[What the exercise asks] Check each line of the listing below for the string "code", and copy the ones that have it.

[Information given]
══════

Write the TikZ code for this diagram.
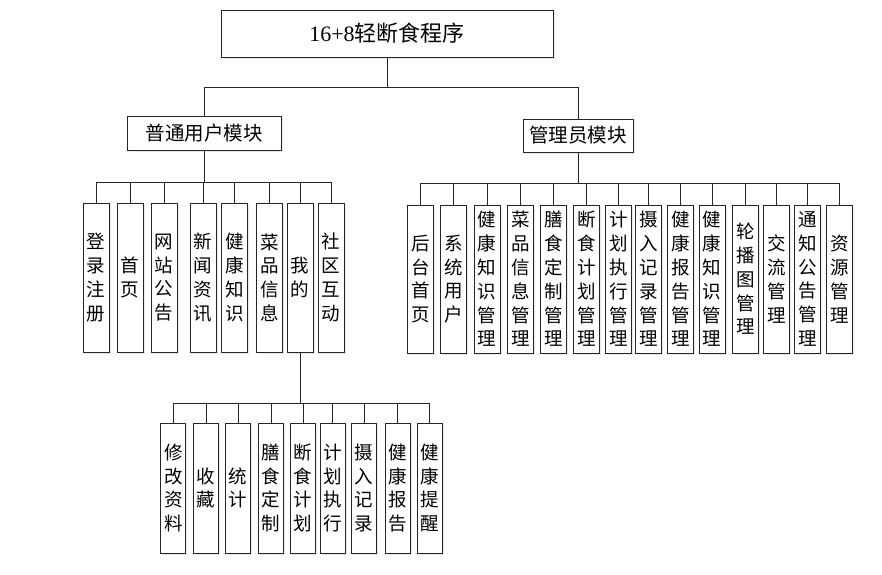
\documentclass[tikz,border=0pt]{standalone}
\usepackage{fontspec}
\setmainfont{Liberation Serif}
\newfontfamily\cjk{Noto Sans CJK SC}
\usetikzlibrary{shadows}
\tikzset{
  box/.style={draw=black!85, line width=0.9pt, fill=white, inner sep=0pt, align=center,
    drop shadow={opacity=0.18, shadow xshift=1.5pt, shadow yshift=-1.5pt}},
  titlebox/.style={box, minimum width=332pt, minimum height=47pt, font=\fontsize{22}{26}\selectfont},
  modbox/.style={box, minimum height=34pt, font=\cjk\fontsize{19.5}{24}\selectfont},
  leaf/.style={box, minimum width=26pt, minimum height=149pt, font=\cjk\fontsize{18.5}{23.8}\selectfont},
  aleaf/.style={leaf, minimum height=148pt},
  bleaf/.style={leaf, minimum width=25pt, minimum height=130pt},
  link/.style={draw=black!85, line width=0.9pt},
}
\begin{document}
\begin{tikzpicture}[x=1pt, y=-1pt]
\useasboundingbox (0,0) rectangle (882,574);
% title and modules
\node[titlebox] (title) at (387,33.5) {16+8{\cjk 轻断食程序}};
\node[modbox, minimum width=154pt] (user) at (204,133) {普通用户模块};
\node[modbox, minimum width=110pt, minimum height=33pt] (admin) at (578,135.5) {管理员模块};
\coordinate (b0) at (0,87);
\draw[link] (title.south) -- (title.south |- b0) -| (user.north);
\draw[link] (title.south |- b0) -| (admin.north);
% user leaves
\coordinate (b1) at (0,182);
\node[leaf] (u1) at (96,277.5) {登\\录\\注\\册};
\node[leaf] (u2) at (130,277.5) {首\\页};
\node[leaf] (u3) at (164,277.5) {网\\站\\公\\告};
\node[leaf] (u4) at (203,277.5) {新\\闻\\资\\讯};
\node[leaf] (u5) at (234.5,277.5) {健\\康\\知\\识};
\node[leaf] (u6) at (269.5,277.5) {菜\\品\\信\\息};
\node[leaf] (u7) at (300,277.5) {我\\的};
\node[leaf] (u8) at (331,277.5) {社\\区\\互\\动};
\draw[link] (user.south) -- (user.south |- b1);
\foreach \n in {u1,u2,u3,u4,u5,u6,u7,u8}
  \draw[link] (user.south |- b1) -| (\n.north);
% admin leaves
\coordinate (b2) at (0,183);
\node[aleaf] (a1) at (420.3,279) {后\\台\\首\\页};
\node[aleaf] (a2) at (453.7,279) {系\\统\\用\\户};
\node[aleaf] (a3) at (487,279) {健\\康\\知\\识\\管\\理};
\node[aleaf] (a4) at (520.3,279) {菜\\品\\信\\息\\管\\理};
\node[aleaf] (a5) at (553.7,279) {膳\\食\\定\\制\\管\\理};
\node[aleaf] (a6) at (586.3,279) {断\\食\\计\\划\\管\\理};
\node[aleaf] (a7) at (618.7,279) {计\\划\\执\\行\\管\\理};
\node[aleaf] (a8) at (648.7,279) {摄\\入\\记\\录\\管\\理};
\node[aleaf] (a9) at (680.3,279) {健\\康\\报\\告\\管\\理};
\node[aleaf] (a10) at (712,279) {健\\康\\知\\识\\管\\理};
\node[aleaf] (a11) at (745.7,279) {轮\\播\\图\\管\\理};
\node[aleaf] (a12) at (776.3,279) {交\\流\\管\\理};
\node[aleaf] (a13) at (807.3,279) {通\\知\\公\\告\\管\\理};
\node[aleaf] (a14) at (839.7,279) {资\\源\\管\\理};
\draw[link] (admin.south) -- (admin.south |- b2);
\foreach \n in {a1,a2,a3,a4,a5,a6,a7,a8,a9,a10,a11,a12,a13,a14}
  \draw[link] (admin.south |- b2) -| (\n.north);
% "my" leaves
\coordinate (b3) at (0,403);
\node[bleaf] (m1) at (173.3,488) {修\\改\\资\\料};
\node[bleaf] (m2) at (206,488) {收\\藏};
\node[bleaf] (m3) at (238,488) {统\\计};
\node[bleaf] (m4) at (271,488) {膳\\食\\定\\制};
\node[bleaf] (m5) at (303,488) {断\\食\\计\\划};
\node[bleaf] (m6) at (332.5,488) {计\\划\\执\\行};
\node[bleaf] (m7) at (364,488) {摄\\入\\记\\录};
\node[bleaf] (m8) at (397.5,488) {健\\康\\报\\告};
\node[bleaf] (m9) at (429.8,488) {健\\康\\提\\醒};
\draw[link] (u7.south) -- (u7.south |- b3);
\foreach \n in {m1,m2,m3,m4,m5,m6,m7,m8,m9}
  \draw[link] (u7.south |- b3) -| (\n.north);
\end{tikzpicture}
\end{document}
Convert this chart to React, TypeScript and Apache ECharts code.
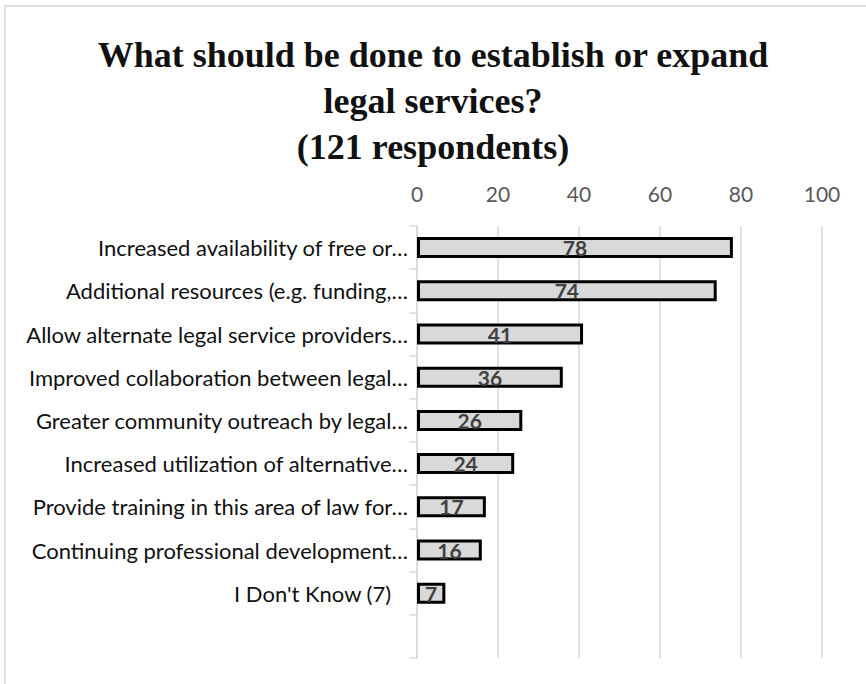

══════

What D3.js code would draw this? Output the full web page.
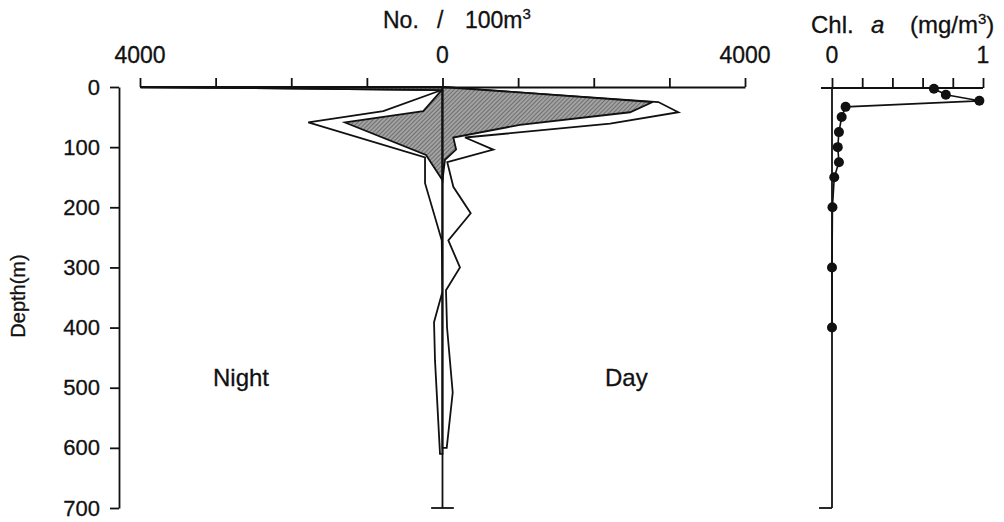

══════

[Response to the exercise]
Write the TikZ code for this diagram.
Convert this chart to React, TypeScript and Apache ECharts code.
What D3.js code would draw this? Output the full web page.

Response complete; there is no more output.